Se construir autoestima fosse fácil, Sigmund Freud não seria tão famoso. Estou exagerando, é claro, mas é fato que viver aqui na pós-modernidade líquida, com tantas famosas e esguias fazendo propaganda de lingerie e Gisele Bündchen sendo linda, magra e defendendo o meio-ambiente na capa da 'Vogue América', requer um bocado de tempo no divã para segurar a onda.
Conheço mulheres que deixam de ir à praia com vergonha do próprio corpo, outras que preferem suar debaixo do moletom a ter as curvas anunciadas pelas roupas justas da academia e até intelectuais brilhantes que só transam de luz apagada para que o namorado não veja o seu corpo real. É triste!!!
Obcecados pela juventude e por ideais estéticos inatingíveis para a maioria, criamos exércitos de mulheres insatisfeitas consigo mesmas, exauridas por tantas cobranças e continuamente em busca de qualquer coisa que lhes dê um mínimo de alento. E tome meditação, reza, ansiolítico, chocolate e Prem Baba.
Numa sociedade que associa o corpo magro à felicidade (falsa felicidade), não é estranhar que a Pesquisa Nacional de Saúde Escolar feita pelo IBGE, tenha revelado que uma em cada cinco meninas brasileiras com idade entre 13 e 15 anos se ache gorda ou muito gorda.
Mais de 30% das entrevistadas afirmaram ter o desejo de perder peso. Assim fica fácil entender por que o SUS interna a cada dois dias uma pessoa diagnosticada com bulimia ou anorexia.
Como construir autoestima diante de um quadro desses?

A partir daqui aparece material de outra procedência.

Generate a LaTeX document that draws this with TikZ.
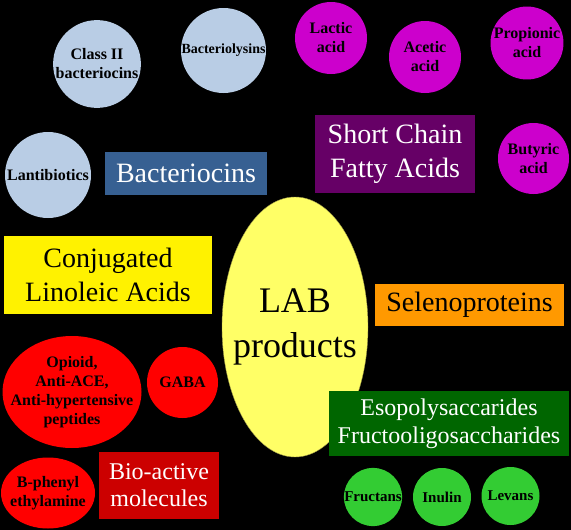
\documentclass[tikz,border=0pt]{standalone}
\usepackage{fontspec}
\setmainfont{Liberation Serif}
\usetikzlibrary{shapes.geometric}
\definecolor{paleblue}{HTML}{B9CDE5}
\definecolor{bactbox}{HTML}{376092}
\definecolor{acidpink}{HTML}{CC00CC}
\definecolor{acidbox}{HTML}{660066}
\definecolor{labyellow}{HTML}{FFFF66}
\definecolor{selorange}{HTML}{FF9900}
\definecolor{biobox}{HTML}{CC0000}
\definecolor{sugarbox}{HTML}{006600}
\definecolor{sugargreen}{HTML}{33CC33}
\tikzset{blob/.style={circle,inner sep=0pt,align=center,font=\fontsize{16}{19}\selectfont\bfseries},
  oval/.style={ellipse,inner sep=0pt},
  ovaltext/.style={align=center,inner sep=0pt,font=\fontsize{16}{19}\selectfont\bfseries},
  tag/.style={rectangle,inner sep=0pt,align=center,font=\fontsize{28}{34}\selectfont}}

\begin{document}
\begin{tikzpicture}[x=1pt,y=-1pt]
\path[use as bounding box,fill=black] (0,0) rectangle (571,530);
% bacteriocins
\node[blob,fill=paleblue,minimum size=86pt] (cls2) at (97,64){Class II\\bacteriocins};
\node[blob,fill=paleblue,minimum size=85pt,font=\fontsize{14}{17}\selectfont\bfseries] (lysin) at (223.5,50.5){Bacteriolysins};
\node[blob,fill=paleblue,minimum size=86pt] (lanti) at (48,175){Lantibiotics};
\node[tag,fill=bactbox,text=white,minimum width=162pt,minimum height=43pt] (bact) at (186,173.5){Bacteriocins};
% short chain fatty acids
\node[blob,fill=acidpink,minimum size=72pt] (lactic) at (331,38){Lactic\\acid};
\node[blob,fill=acidpink,minimum size=72pt] (acetic) at (425,57){Acetic\\acid};
\node[blob,fill=acidpink,minimum size=72pt] (propi) at (527,43){Propionic\\acid};
\node[blob,fill=acidpink,minimum size=71pt] (butyr) at (533.5,158.5){Butyric\\acid};
\node[tag,fill=acidbox,text=white,minimum width=160pt,minimum height=78pt] (scfa) at (395,154){Short Chain\\Fatty Acids};
% centre
\node[oval,fill=labyellow,draw=yellow!55!black,thin,minimum width=146pt,minimum height=260pt] (lab) at (295,327){};
\node[align=center,inner sep=0pt,font=\fontsize{36}{45}\selectfont] (labtext) at (lab.center){LAB\\products};
\node[tag,fill=yellow,minimum width=208pt,minimum height=78pt] (cla) at (108,275){Conjugated\\Linoleic Acids};
\node[tag,fill=selorange,minimum width=189pt,minimum height=42pt] (seleno) at (469.5,305){Selenoproteins};
% bio-active molecules
\node[oval,fill=red,minimum width=139pt,minimum height=112pt] (opioid) at (72,392){};
\node[ovaltext] (opioidtext) at (opioid.center){Opioid,\\Anti-ACE,\\Anti-hypertensive\\peptides};
\node[blob,fill=red,minimum size=71pt] (gaba) at (182.5,382.5){GABA};
\node[oval,fill=red,minimum width=94pt,minimum height=71pt] (phenyl) at (48,493){};
\node[ovaltext] (phenyltext) at (phenyl.center){B-phenyl\\ethylamine};
\node[tag,fill=biobox,text=white,minimum width=120pt,minimum height=67pt,font=\fontsize{24}{27}\selectfont] (bio) at (159,485.5){Bio-active\\molecules};
% polysaccharides
\node[tag,fill=sugarbox,text=white,minimum width=240pt,minimum height=65pt,font=\fontsize{24}{28}\selectfont] (eso) at (449,423.5){Esopolysaccarides\\Fructooligosaccharides};
\node[blob,fill=sugargreen,minimum size=58pt,font=\fontsize{15}{18}\selectfont\bfseries] (fruct) at (373,497){Fructans};
\node[blob,fill=sugargreen,minimum size=58pt,font=\fontsize{15}{18}\selectfont\bfseries] (inulin) at (442,497){Inulin};
\node[blob,fill=sugargreen,minimum size=58pt,font=\fontsize{15}{18}\selectfont\bfseries] (levan) at (510.5,496){Levans};
\end{tikzpicture}
\end{document}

Historicamente, a civilização ocidental - essa entidade definida por homens brancos heterossexuais dos países dominantes - tem feito do corpo feminino um campo de batalha. A manutenção das estruturas de poder reinantes passa pela subjugação da mulher e de suas emoções e também pela objetificação da sua sexualidade.
Num país periférico como o Brasil, onde toda essa lógica pós-colonial se repete com atraso e um bocado de farsa, a sociedade que despreza corpos femininos gordos é a mesma que separa vaginas por cor em alto e bom som.
No filme "Sexy por acidente", a personagem de Amy Schumer ganha confiança inabalável depois de sofrer um acidente. A vida real não é tão simples: a autoestima não vem fácil e, quando vem, não é solução para tudo.
Por isso, o movimento body positive, espontaneamente criado por mulheres mundo afora, é uma importante ferramenta de debate e inclusão.
A aceitação do desejo feminino - por comida, por sexo e por voz - é condição sine qua non para uma sociedade saudável. Ou bailamos juntinho com ele ou nos tornaremos todos - homens e mulheres - um bando de histéricos. Não é mesmo, doutor Freud?